On a normal day, you might type git push. Git is smart enough to know that you probably want to push to a remote named origin, and that you want to push any local branches to remote branches of the same name. If you want to be specific about it, you can say:

$ git push origin feature-x

which will push the local feature-x branch up to the remote feature-x branch.
This is great if your local branches are named the way you want, but what if they’re not? For example, what if you want to deploy staging to Heroku? Heroku runs whatever is in master. If you push your local staging to a heroku branch named staging it will be there, but nobody will see it. You would have to rename your master to real-master, rename staging to master, and then push that up to Heroku. There’s a better way. You can specify the local and remote names separately:

$ git push origin new-and-improved-master:master

Which brings us to the deletion command:

$ git push origin :the-branch-name

This pushes up an empty branch reference to the specific branch on the remote, which deletes it.

Tedious, Tedious Repetition

So we could go ahead and type out git push origin :old-feature-x over and over again to delete the 132 merged branches, or we could write a script that does it all at once.

Glorious Unix Pipes

To see all the remote branches, we can use usual git branch command with the --remote flag (-r for short).

$ git branch -r

There are two flags that can quickly show us which are merged into the branch that you are currently on: --merged and --no-merged That should be master, if you’re cleaning up, otherwise this can go horribly wrong.

$ git branch -r --merged

The output includes two lines that you don’t want to delete:


origin/HEAD ->origin/master
origin/master

Let’s get rid of it using grep’s --invert-match flag (-v for short).

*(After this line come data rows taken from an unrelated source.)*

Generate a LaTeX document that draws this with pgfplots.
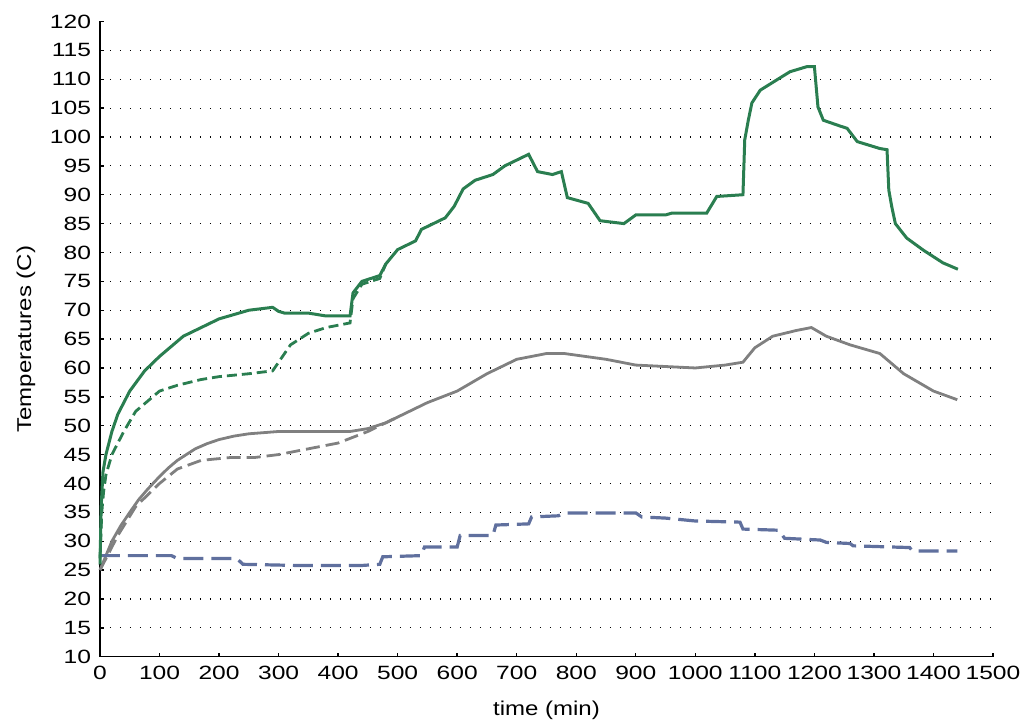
\documentclass[border=0pt]{standalone}
\usepackage{pgfplots}
\pgfplotsset{compat=1.18}
\usepackage{fontspec}
\setmainfont{Liberation Sans}
\newfontfamily\tickfont[FakeStretch=1.28]{Liberation Sans}
\newfontfamily\labfont[FakeStretch=1.2]{Liberation Sans}
\definecolor{cgreen}{RGB}{42,126,80}
\definecolor{cgray}{RGB}{128,128,128}
\definecolor{cblue}{RGB}{96,112,158}
\begin{document}
\begin{tikzpicture}
\begin{axis}[
  scale only axis, width=446.5pt, height=317.6pt,
  xmin=0, xmax=1500, ymin=10, ymax=120,
  axis lines*=left, axis line style={-, line width=0.8pt},
  xtick={0,100,...,1500}, ytick={10,15,...,120},
  tick align=inside, major tick length=2pt,
  tick style={black, line width=0.7pt},
  extra y ticks={15,20,...,115}, extra y tick labels={},
  extra y tick style={ymajorgrids=true, major tick length=0pt},
  major grid style={black, line width=0.6pt, dash pattern=on 0.6pt off 4.4pt},
  /pgf/number format/assume math mode=true,
  /pgf/number format/set thousands separator={},
  tick label style={font=\tickfont\fontsize{9.6}{11}\selectfont},
  xticklabel style={yshift=-1pt},
  yticklabel style={xshift=-1pt},
  xlabel={time (min)}, ylabel={Temperatures (C)},
  label style={font=\labfont\fontsize{10}{12}\selectfont},
  xlabel style={at={([yshift=-27pt]rel axis cs:0.5,0)}, anchor=center},
  ylabel style={at={([xshift=-37pt]rel axis cs:0,0.5)}, anchor=center},
  clip=false,
]
\coordinate (o) at (rel axis cs:0,0);
% gray solid
\addplot[cgray, line width=1.4pt] coordinates {
(0,25) (10,27.5) (20,30) (35,32.7) (50,35) (65,37.2) (80,39) (100,41.2) (115,42.7) (130,44) (145,45) (160,46) (180,46.9) (200,47.6) (225,48.2) (250,48.6) (300,49) (350,49) (420,49) (450,49.5) (480,50.5) (500,51.5) (550,54) (600,56) (650,59) (700,61.5) (750,62.5) (780,62.5) (850,61.5) (900,60.5) (1000,60) (1050,60.5) (1080,61) (1100,63.5) (1130,65.5) (1170,66.5) (1195,67) (1220,65.5) (1260,64) (1310,62.5) (1350,59) (1400,56) (1440,54.5)};
% gray dashed
\addplot[cgray, line width=1.4pt, dash pattern=on 7pt off 3pt] coordinates {
(0,25) (30,31) (60,36) (100,40) (130,42.5) (170,44) (220,44.5) (260,44.5) (300,45) (350,46) (400,47) (450,49) (480,50.5) (500,51.5)};
% blue dashed
\addplot[cblue, line width=1.6pt, dash pattern=on 10pt off 4pt] coordinates {
(0,27.5) (120,27.5) (130,27) (230,27) (240,26) (330,25.8) (440,25.8) (470,26) (475,27.3) (540,27.5) (545,29) (600,29) (605,31) (660,31) (665,32.8) (720,33) (725,34.2) (770,34.4) (780,34.9) (900,34.9) (910,34.2) (950,34) (1000,33.5) (1075,33.3) (1080,32.1) (1140,31.9) (1150,30.5) (1210,30.2) (1220,29.8) (1260,29.6) (1265,29.2) (1360,28.9) (1365,28.3) (1440,28.3)};
% green dashed
\addplot[cgreen, line width=1.4pt, dash pattern=on 5pt off 2.5pt] coordinates {
(0,27) (3,35) (6,38.5) (10,41.5) (20,45) (40,49) (60,52.5) (100,56) (130,57) (170,58) (200,58.5) (250,59) (290,59.5) (300,61) (320,64) (350,66) (380,67) (420,67.8) (425,72) (440,74.5) (470,75.5) (480,78)};
% green solid
\addplot[cgreen, line width=1.5pt] coordinates {
(0,26) (2,36) (5,42) (10,45) (20,49) (30,52) (50,56) (75,59.5) (100,62) (140,65.5) (200,68.5) (250,70) (290,70.5) (300,69.8) (310,69.5) (350,69.5) (380,69) (420,69) (425,73) (440,75) (470,76) (480,78) (500,80.5) (530,82) (540,84) (580,86) (595,88) (610,91) (630,92.5) (660,93.5) (680,95) (700,96) (720,97) (735,94) (760,93.5) (775,94) (785,89.5) (820,88.5) (840,85.5) (880,85) (900,86.5) (950,86.5) (960,86.8) (1019,86.8) (1036,89.7) (1080,90) (1083,99.5) (1089,102.9) (1095,105.9) (1109,108.1) (1137,109.9) (1159,111.3) (1188,112.2) (1200,112.2) (1206,105.2) (1215,102.9) (1243,101.9) (1255,101.5) (1272,99.2) (1310,98) (1322,97.8) (1325,90.8) (1330,87.9) (1336,85) (1355,82.5) (1383,80.4) (1416,78.2) (1441,77.1)};
\end{axis}
\pgfresetboundingbox
\path[use as bounding box] ([xshift=-50pt,yshift=-32.65pt]o) rectangle ([xshift=462.5pt,yshift=328.35pt]o);
\end{tikzpicture}
\end{document}
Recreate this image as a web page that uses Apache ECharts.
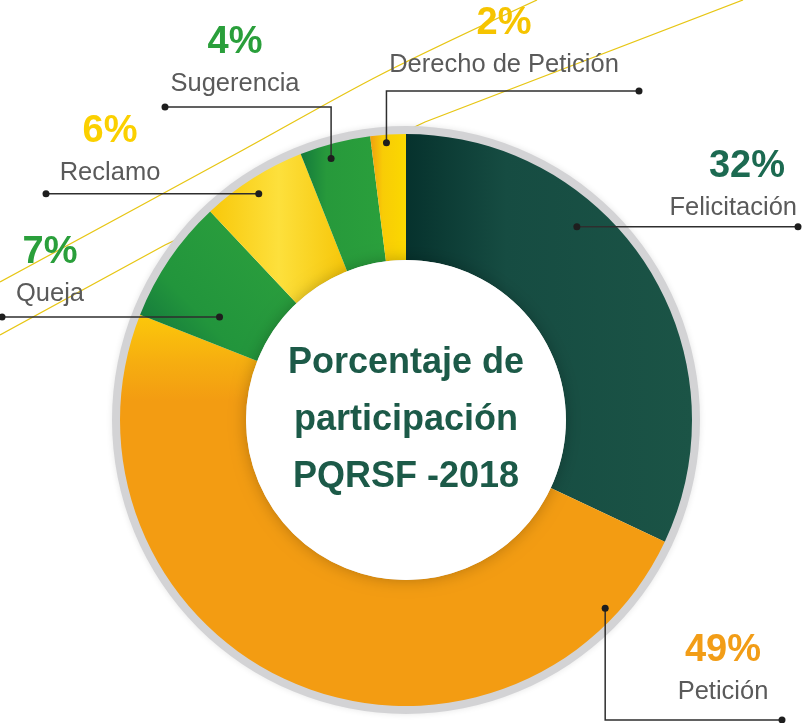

$ git branch -r --merged | grep -v master

Each branch in the output is prefixed with origin/, which doesn’t quite work. We need to change that to :. Sed can help.

git branch --remote --merged | grep -v master | sed -e 's/origin\//:/'

Now we need to loop. We certainly could use a bash for loop:

$ for reference in `git branch -r --merged | grep -v master`; do git push origin $reference; done

On the other hand, there’s a handy unix command named xargs, which allows you to run a command on each line of the input.

When Things Get Out of Date

Sometimes your local environment knows about branches, but the remote has already deleted them. That will blow up, since you’ll be trying to delete branches that don’t exist. Not a huge deal, but it can be avoided using:

$ git remote update --prune

Too Much Typing

Finally, you can create an alias in your shell configuration file (e.g. .bash_profile):

alias gitpurge="git checkout master && git remote update --prune | git branch -r --merged | grep -v master | sed -e 's/origin\//:/' | xargs git push origin"

Update: Thanks to @luislavena for pointing out that git remote update --prune is the equivalent of git fetch origin && git remote prune origin.